Rees doesn't just cover the basics here, though, oh no. He also discusses mechanical pencils in chapter 11, providing a purist's viewpoint in a brash yet subtle manner, and promptly moves on to perhaps the most important chapter in the book, chapter 12, "Psychological Risks Associated With Pencil Sharpening: Assessment and Coping Strategies." For those in the craft who take pencil sharpening seriously, the trauma of an unexpected pin tip or "Headless Horseman," or the sublime dread of approaching a faultless unsharpened pencil can be difficult, but Rees gives expert advice on dealing with these stresses and more. In chapter 13 he deals with the conundrum of electric pencil sharpeners and provides a brief history of them, while teaching one how to properly address the sharpener (note: you will need a mallet and safety goggles if those are not already in your sharpening kit.) Further advanced strategies are discussed in chapter 14, "Sharpening Pencils For Children" which features three handy charts on p. 147 giving a range of children's names both common (Tommy, Timmy, Jimmy) and uncommon (Jandek, Xander, Zoogz Rift.) The importance of understanding the difference between common and uncommon names is elucidated beautifully, yet without pretense. He also explains the difference in children’s pencil deployment in imaginative play by gender (boys favor games such as "Pirate War," "Geopolitical War," and "Orchestra War," while girls favor games such as "Sparkling Ballet Princess Ecosystem," Supermodel Ethnomusicologist," and "Jethro Tull Roleplay.") While this may be at the fringes of political correctness, Rees inspires insightful sociological introspection in this commentary. Finally, Rees elucidates his performance-enhancing "celebrity-impression pencil sharpening (CIPS)" system in which he details his tricks of the trade. He teaches intermediate level professional (and advanced amateur) pencil sharpeners how to impersonate celebrities sharpening pencils, which will obviously boost attendance at performances of your chosen craft that you may have scheduled. He demonstrates his haunting impressions of celebrities like Cher, Sir Edmund Hillary, Michael Phelps, Satchel Paige, and Johnny Cash among others. Simply amazing, though nothing is as amazing as chapter 15, "Sharpening Pencils With Your Mind." This is such a deeply personal and metaphysical subject that I cannot discuss it openly, so I must leave it to you to glean the wisdom it contains in your own way.

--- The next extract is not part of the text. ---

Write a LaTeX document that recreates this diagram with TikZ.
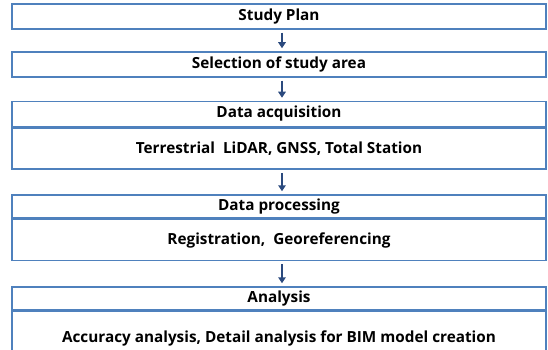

I cannot rave enough about "How to Sharpen Pencils." David Rees is the pencil sharpening authority of the twenty first century, and no finer book has ever been written on the principles and practice of artisanal pencil sharpening. This is a page-turning must read!
32 of 37 people found the following review helpful
Insane and Insanely Funny April 13 2012
By cbartz - Published on Amazon.com
Format: Kindle Edition Verified Purchase
David Rees is insane and insanely funny. Who else could write a book about pencil sharpening and leave you wanting more? David Rees can write humor behind his head and with his teeth (see chapter on novelty sharpening). The book reads like a roller coaster starting with a slow, uphill, tongue-in-cheek technical instruction. But once the coaster hits the top, it is a crazy thrill-ride to the end that only Rees' brand of unpredictable humor could pull off. I was laughing out loud. Includes an appendix of wines that taste like pencil shavings! I read from my Kindle and noticed one gap / hanging sentence in chapter 17 - not sure how much was missing.